Although the "Treatise of the Vessels" describes how the many treasures of King Solomon's temple were scattered throughout Israel and Babylonia, it does not delve into describing what the treasures actually were, saying only that they "shall not be revealed until the day of the coming of the Messiah son of David."

There have recently been many discoveries of artifacts from ancient times that are related to the bible and Christianity. One recent discovery includes textiles from the Wadi Murabba'at caves, located south of Qumran in the West Bank, the same area where the Dead Sea Scrolls were discovered. The textiles contained the elusive "biblical blue" color made from the shells of snails and only worn by the most wealthy residents in Israel during the Roman Era. This color was also worn by high priests, and is the inspiration for the bright blue found on Israel's flag. It is mentioned in the bible's Exodus Chapter 25 and Exodus Chapter 27.

Another recent discovery includes a 1,500-year-old lantern adorned with crosses and a wine press, found back in April at the ruins of a Byzantine settlement near the city of Ashkelon, in the South District of Israel. The Christian lantern was considered an especially significant find because of its rarity, as its cross carvings were meant to project large cross symbols on the walls of a room when the lantern was lit.

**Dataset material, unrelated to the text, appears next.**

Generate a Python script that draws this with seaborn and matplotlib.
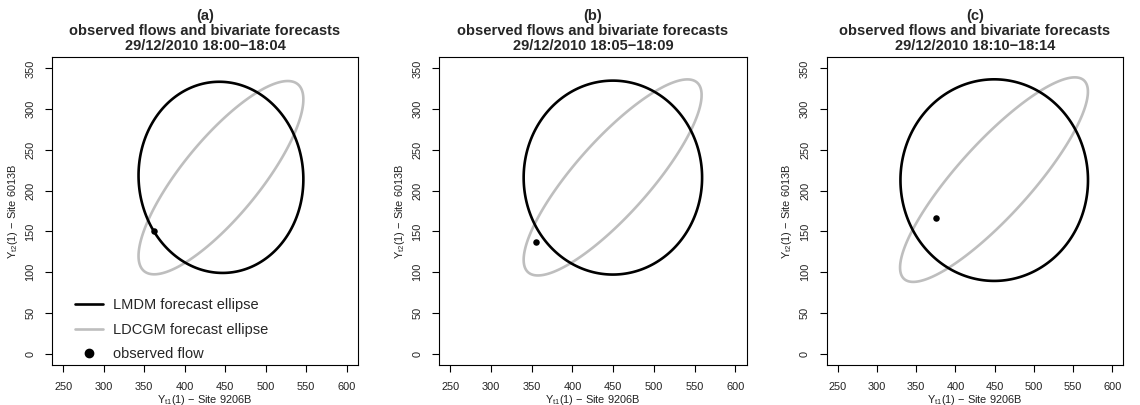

A third recent discovery includes 40 wine jugs found at the site of Tel Kabri, located in northern Israel. Chemical analysis of the jugs found remnants of wine ingredients, including tartaric and syringic acid residues, and the jugs are dated as being older than the Bible and the Dead Sea Scrolls with an estimated date of 1700 B.C.

Speaking about the newly-translated "Treatise of the Vessels," Professor Davila told LiveScience that he believes the text was written as a form of fiction and does not actually detail where the real treasures of King Solomon's temple may be hidden.

"The writer draws on traditional methods of scriptural exegesis [interpretation] to deduce where the treasures might have been hidden, but I think the writer was approaching the story as a piece of entertaining fiction, not any kind of real guide for finding the lost Temple treasures."